### LISTING
****

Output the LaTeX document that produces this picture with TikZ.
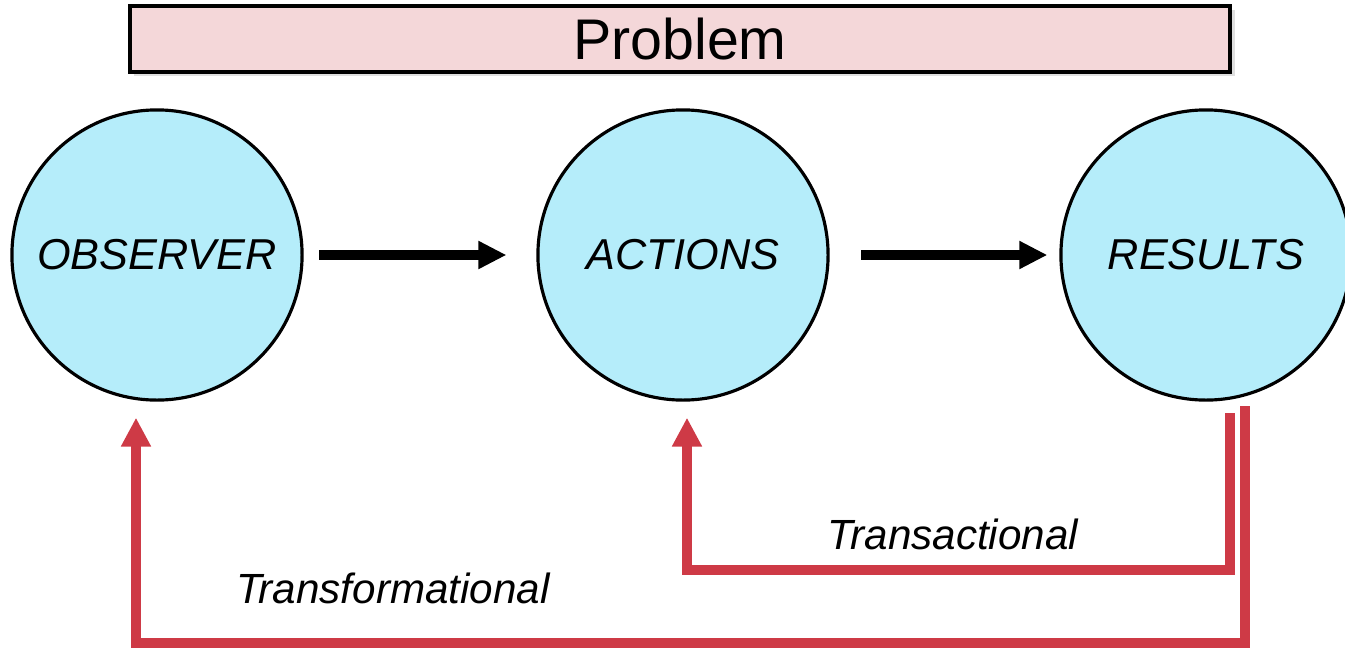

****

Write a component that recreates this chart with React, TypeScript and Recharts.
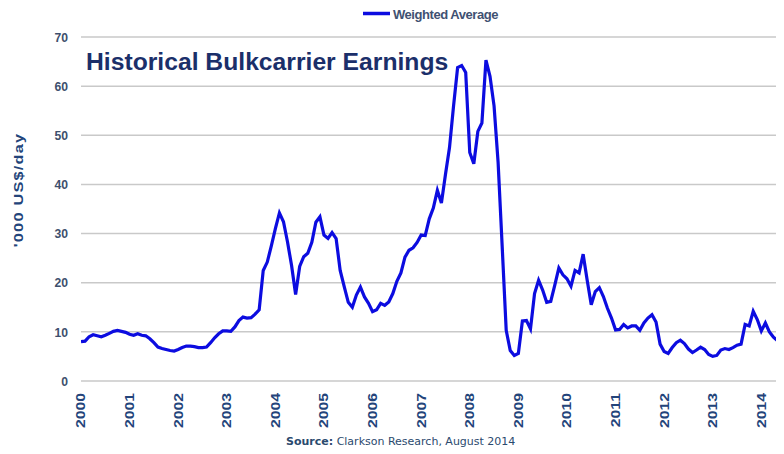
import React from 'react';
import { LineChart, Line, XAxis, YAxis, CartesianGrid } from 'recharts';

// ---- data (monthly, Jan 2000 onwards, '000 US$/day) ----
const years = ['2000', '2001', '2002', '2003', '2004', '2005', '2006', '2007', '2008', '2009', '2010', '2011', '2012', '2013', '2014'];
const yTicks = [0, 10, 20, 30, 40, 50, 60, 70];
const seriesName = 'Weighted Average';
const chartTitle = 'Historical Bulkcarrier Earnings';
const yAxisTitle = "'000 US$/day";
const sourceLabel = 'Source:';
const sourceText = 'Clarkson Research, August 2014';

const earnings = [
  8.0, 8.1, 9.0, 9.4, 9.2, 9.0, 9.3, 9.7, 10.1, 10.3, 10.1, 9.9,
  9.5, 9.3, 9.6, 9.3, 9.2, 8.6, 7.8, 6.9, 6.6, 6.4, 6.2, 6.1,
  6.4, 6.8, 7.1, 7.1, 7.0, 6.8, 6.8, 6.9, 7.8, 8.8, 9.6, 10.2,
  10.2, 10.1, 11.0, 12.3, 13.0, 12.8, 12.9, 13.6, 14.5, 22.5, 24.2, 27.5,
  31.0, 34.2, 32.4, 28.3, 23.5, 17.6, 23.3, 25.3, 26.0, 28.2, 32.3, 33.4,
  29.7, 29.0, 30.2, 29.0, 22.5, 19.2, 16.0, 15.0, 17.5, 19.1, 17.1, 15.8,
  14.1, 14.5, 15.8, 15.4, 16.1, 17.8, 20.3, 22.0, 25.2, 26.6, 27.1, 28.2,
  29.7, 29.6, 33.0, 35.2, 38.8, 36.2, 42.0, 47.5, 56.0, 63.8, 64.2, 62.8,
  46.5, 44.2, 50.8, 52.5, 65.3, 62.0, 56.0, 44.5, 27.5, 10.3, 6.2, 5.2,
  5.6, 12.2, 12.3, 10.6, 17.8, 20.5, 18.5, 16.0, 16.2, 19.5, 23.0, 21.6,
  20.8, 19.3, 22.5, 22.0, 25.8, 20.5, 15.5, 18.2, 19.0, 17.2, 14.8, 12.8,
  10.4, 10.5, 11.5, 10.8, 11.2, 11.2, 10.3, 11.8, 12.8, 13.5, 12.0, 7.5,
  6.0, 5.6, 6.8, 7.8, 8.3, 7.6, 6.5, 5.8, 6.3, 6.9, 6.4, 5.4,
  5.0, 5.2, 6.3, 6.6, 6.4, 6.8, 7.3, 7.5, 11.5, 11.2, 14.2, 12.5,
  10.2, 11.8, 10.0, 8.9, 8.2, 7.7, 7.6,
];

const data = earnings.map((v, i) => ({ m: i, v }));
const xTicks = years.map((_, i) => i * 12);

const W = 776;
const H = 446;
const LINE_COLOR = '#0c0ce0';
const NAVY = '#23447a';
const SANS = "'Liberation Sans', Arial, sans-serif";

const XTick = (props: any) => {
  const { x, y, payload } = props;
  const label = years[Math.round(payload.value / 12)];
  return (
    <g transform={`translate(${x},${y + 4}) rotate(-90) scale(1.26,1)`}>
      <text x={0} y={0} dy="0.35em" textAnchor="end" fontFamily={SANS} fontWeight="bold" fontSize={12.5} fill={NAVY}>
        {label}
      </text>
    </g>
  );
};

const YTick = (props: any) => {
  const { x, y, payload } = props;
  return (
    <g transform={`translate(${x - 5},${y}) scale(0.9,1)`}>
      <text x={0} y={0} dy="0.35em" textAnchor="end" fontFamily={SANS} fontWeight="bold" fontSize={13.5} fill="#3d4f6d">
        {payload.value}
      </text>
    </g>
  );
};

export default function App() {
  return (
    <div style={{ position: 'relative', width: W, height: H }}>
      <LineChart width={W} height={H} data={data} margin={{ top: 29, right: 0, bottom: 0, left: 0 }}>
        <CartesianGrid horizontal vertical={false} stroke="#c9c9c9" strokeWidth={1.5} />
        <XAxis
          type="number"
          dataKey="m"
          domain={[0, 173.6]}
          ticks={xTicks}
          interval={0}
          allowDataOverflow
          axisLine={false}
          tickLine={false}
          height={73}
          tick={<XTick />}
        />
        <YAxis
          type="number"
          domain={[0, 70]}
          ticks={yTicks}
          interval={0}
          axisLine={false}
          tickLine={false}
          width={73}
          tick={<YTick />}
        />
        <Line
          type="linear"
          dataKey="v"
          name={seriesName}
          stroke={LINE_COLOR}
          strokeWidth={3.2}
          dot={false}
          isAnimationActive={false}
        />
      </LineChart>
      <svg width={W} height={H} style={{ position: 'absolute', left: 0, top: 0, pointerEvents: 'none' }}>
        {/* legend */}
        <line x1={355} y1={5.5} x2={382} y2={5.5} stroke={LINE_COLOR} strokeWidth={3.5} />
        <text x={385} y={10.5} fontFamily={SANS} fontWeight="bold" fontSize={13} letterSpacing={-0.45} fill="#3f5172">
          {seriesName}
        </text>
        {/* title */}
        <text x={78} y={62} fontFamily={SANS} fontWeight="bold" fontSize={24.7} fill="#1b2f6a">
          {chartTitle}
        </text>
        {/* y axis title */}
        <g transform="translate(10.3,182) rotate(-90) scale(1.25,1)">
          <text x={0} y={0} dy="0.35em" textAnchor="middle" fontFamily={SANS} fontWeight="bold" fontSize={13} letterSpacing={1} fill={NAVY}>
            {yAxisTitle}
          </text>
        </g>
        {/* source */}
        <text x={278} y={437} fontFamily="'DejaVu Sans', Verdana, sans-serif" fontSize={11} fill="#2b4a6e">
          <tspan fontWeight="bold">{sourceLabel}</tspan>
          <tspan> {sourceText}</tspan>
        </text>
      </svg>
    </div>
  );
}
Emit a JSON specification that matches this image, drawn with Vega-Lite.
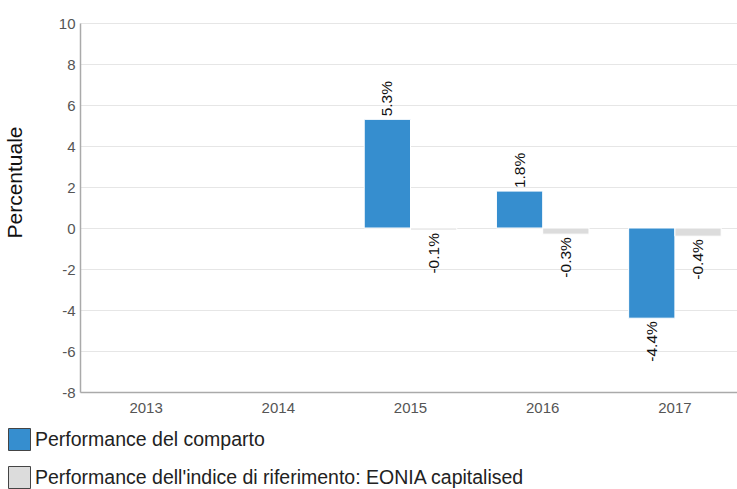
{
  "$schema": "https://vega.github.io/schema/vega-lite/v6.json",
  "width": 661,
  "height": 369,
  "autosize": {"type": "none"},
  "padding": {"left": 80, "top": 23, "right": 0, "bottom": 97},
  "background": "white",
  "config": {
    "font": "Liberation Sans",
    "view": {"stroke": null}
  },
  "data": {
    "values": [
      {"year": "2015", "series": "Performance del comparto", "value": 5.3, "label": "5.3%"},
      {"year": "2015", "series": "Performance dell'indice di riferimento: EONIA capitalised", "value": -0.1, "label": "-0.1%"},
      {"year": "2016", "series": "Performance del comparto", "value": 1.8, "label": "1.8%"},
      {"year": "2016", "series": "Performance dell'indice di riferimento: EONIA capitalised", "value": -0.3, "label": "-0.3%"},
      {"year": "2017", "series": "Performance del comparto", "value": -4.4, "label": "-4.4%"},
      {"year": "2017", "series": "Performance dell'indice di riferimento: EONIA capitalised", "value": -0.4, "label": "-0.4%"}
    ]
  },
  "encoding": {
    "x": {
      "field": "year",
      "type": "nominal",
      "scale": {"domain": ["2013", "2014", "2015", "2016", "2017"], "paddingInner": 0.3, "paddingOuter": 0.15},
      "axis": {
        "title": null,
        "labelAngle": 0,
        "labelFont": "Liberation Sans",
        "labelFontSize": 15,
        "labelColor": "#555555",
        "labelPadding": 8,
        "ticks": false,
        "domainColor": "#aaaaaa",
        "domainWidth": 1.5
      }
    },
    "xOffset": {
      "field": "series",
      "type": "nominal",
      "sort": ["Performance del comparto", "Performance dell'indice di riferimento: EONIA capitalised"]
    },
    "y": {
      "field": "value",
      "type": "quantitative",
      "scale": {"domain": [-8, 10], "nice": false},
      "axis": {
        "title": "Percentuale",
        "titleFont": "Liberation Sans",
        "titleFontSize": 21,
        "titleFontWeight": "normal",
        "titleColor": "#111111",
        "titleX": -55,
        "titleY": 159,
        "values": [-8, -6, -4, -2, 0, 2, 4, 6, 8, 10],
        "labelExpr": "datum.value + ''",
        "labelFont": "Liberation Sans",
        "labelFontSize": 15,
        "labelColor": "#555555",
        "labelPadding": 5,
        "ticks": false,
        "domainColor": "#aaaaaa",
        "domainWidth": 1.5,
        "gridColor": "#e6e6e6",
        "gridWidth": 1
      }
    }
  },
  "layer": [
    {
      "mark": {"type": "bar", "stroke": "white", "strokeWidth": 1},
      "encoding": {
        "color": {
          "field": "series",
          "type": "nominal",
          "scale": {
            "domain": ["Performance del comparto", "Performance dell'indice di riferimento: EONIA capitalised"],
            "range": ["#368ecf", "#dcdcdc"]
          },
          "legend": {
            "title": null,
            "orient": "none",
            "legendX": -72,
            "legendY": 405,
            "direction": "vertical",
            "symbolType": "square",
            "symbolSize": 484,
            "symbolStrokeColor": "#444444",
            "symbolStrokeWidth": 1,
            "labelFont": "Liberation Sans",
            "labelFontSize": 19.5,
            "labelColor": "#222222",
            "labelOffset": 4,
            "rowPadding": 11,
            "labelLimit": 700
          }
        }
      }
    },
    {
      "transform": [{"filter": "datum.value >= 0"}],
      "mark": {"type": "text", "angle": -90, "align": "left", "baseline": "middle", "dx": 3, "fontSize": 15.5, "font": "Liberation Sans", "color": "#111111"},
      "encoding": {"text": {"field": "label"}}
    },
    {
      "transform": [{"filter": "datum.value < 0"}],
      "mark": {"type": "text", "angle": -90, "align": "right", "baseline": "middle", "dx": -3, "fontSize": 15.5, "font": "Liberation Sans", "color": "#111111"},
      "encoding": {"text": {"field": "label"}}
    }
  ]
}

****

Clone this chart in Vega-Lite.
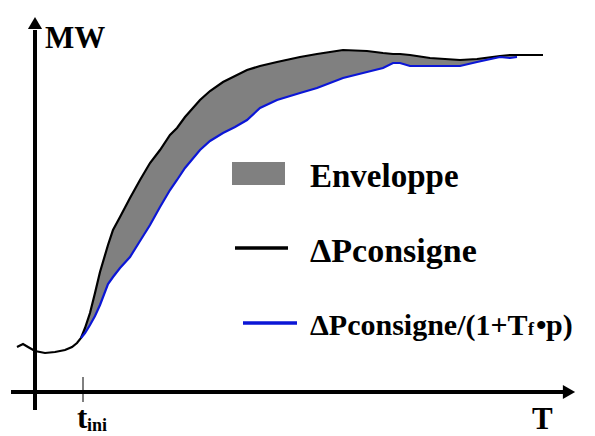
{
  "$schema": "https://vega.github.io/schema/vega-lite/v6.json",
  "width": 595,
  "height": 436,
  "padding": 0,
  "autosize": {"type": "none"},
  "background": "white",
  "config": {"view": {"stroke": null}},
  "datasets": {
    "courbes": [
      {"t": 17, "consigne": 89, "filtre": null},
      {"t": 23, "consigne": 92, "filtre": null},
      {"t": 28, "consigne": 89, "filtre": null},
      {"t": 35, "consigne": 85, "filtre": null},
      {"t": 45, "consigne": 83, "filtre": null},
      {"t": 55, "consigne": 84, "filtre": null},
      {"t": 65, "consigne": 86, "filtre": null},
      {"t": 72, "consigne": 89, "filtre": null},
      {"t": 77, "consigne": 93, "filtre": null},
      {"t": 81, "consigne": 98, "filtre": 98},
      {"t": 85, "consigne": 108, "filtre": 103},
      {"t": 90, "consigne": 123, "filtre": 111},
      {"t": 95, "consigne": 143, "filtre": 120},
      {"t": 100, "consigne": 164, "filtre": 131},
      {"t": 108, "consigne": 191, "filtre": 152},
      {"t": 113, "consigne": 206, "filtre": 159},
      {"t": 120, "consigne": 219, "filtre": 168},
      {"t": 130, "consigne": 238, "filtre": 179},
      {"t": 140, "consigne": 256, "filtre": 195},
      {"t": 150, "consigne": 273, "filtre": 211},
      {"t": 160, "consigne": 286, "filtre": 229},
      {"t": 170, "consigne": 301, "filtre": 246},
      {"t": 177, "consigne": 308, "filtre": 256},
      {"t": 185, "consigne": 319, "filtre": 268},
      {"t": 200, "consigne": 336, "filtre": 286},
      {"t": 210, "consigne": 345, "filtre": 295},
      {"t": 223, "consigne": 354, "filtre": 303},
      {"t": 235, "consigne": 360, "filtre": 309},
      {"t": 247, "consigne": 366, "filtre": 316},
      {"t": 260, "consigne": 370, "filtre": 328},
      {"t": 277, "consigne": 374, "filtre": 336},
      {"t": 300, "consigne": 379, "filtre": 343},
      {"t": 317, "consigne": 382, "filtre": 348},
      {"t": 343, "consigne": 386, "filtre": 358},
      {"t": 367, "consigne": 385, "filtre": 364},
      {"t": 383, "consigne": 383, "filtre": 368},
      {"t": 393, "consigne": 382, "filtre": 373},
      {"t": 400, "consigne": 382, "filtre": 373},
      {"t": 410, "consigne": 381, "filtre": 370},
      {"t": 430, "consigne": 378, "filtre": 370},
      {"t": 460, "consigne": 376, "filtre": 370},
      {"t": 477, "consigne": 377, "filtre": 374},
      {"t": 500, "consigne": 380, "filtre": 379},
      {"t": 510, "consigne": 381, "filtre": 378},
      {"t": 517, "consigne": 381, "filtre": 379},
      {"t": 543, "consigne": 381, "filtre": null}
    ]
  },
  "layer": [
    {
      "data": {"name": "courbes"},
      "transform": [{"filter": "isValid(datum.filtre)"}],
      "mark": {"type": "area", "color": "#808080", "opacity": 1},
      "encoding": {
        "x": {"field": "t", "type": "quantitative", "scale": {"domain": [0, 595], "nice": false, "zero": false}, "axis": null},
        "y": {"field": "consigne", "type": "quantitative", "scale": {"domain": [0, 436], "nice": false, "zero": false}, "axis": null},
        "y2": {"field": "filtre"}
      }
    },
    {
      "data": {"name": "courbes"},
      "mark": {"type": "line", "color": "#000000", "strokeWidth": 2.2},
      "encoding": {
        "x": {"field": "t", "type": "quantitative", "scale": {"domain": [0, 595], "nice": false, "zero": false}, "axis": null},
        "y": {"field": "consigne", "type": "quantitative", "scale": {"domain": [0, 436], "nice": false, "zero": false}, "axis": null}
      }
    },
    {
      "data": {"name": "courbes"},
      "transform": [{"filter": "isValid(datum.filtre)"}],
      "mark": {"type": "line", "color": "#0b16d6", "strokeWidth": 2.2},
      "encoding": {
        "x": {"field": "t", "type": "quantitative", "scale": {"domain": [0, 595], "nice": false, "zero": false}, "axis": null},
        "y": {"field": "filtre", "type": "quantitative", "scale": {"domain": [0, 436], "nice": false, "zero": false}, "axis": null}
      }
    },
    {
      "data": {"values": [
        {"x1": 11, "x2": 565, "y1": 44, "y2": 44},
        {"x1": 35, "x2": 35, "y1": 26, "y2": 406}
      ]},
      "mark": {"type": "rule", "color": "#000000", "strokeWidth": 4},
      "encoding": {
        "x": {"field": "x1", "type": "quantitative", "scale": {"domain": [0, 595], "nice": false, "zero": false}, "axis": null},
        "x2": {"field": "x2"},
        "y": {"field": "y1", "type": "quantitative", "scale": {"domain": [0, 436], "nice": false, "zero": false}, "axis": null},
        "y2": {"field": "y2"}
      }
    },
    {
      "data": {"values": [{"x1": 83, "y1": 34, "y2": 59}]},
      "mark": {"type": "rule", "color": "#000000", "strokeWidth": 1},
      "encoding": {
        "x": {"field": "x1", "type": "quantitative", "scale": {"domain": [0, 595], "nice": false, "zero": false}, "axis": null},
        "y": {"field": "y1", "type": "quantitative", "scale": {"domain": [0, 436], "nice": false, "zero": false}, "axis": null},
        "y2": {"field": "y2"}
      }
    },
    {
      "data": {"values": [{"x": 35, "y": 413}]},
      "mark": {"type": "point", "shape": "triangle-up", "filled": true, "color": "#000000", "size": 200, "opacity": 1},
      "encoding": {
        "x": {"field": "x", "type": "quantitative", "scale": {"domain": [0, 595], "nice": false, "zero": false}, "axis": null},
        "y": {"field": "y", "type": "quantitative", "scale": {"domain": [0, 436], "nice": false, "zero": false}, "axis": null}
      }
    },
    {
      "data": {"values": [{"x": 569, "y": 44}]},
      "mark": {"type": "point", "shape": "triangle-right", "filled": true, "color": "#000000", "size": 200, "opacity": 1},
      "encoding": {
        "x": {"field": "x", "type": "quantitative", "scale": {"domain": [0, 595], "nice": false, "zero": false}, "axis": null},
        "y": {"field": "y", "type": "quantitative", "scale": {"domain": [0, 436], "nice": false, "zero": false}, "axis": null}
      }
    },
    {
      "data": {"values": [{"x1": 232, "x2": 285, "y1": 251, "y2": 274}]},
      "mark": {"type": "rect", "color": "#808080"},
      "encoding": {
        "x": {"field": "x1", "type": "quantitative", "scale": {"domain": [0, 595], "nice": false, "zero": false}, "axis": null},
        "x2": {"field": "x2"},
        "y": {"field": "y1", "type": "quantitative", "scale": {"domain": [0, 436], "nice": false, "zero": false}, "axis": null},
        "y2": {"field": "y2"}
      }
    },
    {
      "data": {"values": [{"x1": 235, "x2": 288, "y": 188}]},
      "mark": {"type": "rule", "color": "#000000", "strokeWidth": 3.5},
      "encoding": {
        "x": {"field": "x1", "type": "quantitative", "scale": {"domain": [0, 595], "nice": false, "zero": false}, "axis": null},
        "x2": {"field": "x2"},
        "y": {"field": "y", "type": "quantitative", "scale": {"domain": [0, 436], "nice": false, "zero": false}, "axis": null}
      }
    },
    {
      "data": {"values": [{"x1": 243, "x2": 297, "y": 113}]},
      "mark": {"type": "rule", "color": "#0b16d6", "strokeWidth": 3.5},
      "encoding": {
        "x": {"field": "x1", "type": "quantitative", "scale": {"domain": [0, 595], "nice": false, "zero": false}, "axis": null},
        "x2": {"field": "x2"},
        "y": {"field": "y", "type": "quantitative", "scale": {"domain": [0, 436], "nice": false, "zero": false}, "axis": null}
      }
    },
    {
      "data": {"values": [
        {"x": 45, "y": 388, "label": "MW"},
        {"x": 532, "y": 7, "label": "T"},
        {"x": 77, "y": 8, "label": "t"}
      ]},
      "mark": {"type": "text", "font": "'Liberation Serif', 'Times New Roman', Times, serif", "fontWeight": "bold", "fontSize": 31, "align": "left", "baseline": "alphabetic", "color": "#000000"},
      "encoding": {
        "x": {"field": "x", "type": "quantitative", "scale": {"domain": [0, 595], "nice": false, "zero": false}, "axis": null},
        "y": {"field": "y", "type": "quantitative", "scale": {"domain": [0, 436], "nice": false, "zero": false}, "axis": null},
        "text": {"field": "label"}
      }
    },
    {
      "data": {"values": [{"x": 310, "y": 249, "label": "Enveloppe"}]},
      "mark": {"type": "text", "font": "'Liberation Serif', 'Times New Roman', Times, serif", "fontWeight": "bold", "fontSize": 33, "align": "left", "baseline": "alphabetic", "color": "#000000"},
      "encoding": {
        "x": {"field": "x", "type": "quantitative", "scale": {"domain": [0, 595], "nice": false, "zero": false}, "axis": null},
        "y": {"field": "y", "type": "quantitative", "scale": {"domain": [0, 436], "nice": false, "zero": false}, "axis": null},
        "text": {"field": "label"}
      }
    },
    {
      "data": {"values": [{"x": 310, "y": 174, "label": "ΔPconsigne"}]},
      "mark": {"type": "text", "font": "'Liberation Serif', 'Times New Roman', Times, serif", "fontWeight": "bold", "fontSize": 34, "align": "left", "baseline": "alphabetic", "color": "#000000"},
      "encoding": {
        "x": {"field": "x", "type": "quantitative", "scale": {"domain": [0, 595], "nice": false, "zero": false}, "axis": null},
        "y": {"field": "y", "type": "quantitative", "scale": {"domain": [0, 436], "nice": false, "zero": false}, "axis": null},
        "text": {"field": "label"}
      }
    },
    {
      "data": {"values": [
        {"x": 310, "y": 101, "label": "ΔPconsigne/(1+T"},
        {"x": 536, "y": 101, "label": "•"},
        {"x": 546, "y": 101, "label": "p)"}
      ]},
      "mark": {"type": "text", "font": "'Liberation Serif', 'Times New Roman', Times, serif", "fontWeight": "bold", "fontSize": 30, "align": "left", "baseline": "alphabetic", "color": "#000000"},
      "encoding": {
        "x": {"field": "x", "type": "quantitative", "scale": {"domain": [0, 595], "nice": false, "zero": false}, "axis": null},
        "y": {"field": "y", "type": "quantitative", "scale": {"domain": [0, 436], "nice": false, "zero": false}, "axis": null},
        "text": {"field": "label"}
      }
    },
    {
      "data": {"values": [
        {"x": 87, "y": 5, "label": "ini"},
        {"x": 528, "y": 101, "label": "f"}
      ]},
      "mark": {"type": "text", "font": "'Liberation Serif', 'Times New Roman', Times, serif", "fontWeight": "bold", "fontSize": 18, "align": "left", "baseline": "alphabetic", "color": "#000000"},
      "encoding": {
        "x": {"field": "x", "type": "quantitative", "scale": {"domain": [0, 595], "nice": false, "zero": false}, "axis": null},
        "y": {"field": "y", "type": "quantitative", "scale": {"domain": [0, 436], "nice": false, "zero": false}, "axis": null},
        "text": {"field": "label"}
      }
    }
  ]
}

****

Copy each line of the listing that contains the string "with".

### OUTPUT FOR THIS EXERCISE
Output the LaTeX document that produces this picture with TikZ.
Write a component that recreates this chart with React, TypeScript and Recharts.
Emit a JSON specification that matches this image, drawn with Vega-Lite.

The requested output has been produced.